Wills thoroughly approved this tactic. Not so some modern-day conservative, "original intent" advocates who saw a similar revolutionary motive in Lincoln's part -- and disapproved thoroughly. Said Robert Bork, the rejected Reagan nominee for the Supreme Court (as quoted by Wills): "We should not allow [Lincoln] -- not at least without some probing inquiry -- to 'steal' the game, that is, to accept his interpretation of the Declaration."

In a new book, Our Secret Constitution: How Lincoln Redefined American Democracy (Oxford University Press, 292 pages, $25), Columbia University law professor George P. Fletcher picks up the Wills thesis, endorses it and applies it to the jurisprudence that came with Reconstruction and all that followed. Lincoln lived to see the 13th Amendment freeing the slaves passed by Congress. His martyrdom and the follow-on Radical Republican battle with President Andrew Johnson produced the 14th Amendment, which subordinated state action to the national will, and the 15th Amendment, which was intended to enfranchise black Americans.

This, then, was the "new constitution" Wills invoked and Fletcher calls "Our Secret Constitution." He contends it remained "secret" for almost a century as the Republican Party ignored its Lincoln legacy and a reactionary Supreme Court approved a form of slavery and segregation in the South.

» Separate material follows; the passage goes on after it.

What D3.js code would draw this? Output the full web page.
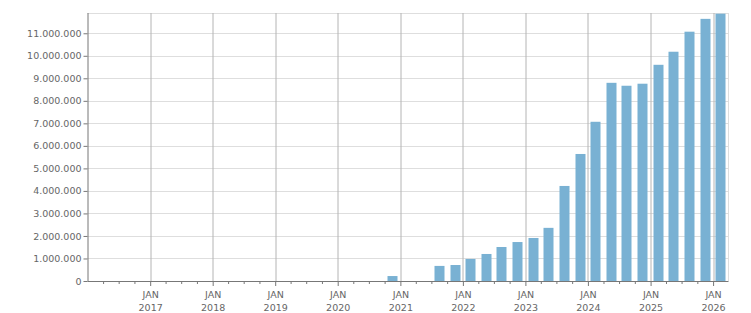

But along came the New Deal and the black shift of allegiance to the Democratic Party. Along came World War II with the huge demographic influx of African Americans to the North. Along came Brown vs. Board of Education in 1954, banning the "separate but equal" concept. And along came the 1960s with passage of the great civil rights laws that resurrected the spirit of the Reconstruction Amendments and made the Constitution conform more literally than ever to the Great Maxim of the Declaration of Independence.